• [WHAT TO PRODUCE]:
Set down the listing below verbatim, but only from its first line through the line containing "const bw = y.bandwidth();".

• [RECORDED DATA]:
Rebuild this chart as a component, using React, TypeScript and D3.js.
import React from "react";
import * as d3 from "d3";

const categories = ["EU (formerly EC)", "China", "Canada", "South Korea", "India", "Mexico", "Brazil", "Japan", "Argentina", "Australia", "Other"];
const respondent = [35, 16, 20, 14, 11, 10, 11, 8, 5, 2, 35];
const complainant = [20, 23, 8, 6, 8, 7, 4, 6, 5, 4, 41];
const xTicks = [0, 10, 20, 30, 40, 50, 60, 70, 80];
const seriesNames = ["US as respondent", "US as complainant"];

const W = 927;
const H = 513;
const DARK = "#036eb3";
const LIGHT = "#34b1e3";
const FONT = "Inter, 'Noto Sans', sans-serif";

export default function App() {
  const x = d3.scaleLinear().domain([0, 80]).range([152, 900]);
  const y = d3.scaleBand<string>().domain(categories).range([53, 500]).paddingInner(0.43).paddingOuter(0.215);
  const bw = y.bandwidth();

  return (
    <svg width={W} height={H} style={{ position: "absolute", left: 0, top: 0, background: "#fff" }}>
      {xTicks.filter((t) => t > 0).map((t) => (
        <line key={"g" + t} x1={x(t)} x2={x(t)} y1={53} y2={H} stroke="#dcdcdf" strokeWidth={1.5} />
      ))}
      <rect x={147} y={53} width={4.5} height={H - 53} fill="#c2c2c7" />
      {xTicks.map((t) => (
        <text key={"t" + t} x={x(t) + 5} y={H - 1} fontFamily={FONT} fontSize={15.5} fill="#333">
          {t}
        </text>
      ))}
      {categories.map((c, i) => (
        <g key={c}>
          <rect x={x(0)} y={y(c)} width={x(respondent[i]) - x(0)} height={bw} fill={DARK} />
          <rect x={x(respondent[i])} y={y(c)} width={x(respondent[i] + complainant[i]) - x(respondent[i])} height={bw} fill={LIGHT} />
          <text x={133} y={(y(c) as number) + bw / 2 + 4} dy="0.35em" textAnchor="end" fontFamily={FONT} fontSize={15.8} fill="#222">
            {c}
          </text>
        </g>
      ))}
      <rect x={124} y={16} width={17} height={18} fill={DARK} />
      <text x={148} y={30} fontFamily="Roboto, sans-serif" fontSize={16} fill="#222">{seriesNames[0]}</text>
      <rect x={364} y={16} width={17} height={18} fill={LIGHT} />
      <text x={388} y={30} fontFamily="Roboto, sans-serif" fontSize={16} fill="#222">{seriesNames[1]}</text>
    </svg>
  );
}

• [THE ANSWER]:
Rebuild this chart as a component, using React, TypeScript and D3.js.
import React from "react";
import * as d3 from "d3";

const categories = ["EU (formerly EC)", "China", "Canada", "South Korea", "India", "Mexico", "Brazil", "Japan", "Argentina", "Australia", "Other"];
const respondent = [35, 16, 20, 14, 11, 10, 11, 8, 5, 2, 35];
const complainant = [20, 23, 8, 6, 8, 7, 4, 6, 5, 4, 41];
const xTicks = [0, 10, 20, 30, 40, 50, 60, 70, 80];
const seriesNames = ["US as respondent", "US as complainant"];

const W = 927;
const H = 513;
const DARK = "#036eb3";
const LIGHT = "#34b1e3";
const FONT = "Inter, 'Noto Sans', sans-serif";

export default function App() {
  const x = d3.scaleLinear().domain([0, 80]).range([152, 900]);
  const y = d3.scaleBand<string>().domain(categories).range([53, 500]).paddingInner(0.43).paddingOuter(0.215);
  const bw = y.bandwidth();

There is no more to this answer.